Story By Ian Guerin
The joy of victory is great, but the agony of defeat can, well, suck.
As prestigious as some courses are, those players lacking even moderate skill can quickly find themselves hating Myrtle Beach’s ultra-challenging tracks. Some of the biggest names on the design circuit flexed their muscles some here, and their creativity can test even the seasoned players among us.
So remember to not extend the tee box selection, and - in some cases - know that novices need not apply.
Robert Trent Jones’ original design from the 1940s and 1950s has been touched up significantly throughout the years. Little added the impressive touch as 2013’s renovations, when 250 additional yards pushed the championship tees back to 7,450. Many try to overplay their abilities for bragging purposes, only to be left with reason to enroll in lessons at their earliest convenience. Even some of the lower tee boxes have ravaged scorecards for decades.
Few will argue that Jack Nicklaus forgot that most folks didn’t have his ability when it came to his layout at one of the Grand Strand’s southernmost courses. Take the second hole, for instance, where 408 yards from the whites equates to the No. 1 handicap. Heavy tree lines, wind-affect par 3s next to marshes and even a hole with a tree set smack dab in the middle of the fairway follow from there.

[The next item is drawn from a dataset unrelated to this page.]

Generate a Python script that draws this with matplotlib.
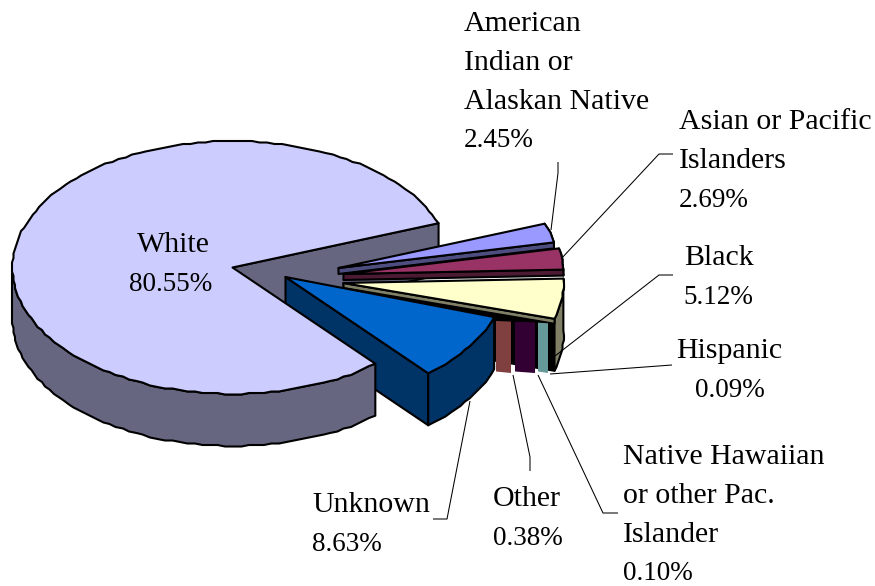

Prestwick has one of the ultimate names in golf attached to it. The only local joint effort between Pete and P.B. Dye is about as pretty as they come, and as the folks affiliated with the course like to point out, it isn’t like Pete took a few holes and P.B. handled the rest. No, together, they each added their combined M.O. Some of the fairways drop off onto lower tiers, natural grasses cut across others and some pot bunkers rear their ugly heads. If you’re a first-timer and not at the top of your game, a triple-digit score is normal.
One of the great aspects of River Club is that Tom Jackson’s signature design includes a virtual air conditioning system in terms of large ponds and streams that cut around or through 14 of the 18 holes here. What’s not so fantastic for some is all that water tends to have a magnetic affect for golf balls. When the wet stuff isn’t affecting the shots off the tee box, front-side bunkers are basically killing any chance of bump-and-run golf. You’ll need some touch with the irons to be successful here.
The sister course of the famed Caledonia Golf & Fish Club, True Blue was the ownership’s second venture into the game. They brought back Mike Strantz, who decided to add a few more gut punches here and there, at least compared to his neighboring Caledonia. Artistic waste bunkers, giants ponds, slender fairways and sloping greens make a course previously named as one of America’s top 100 tracks also one of the area’s most consistently toughest rounds, regardless of season.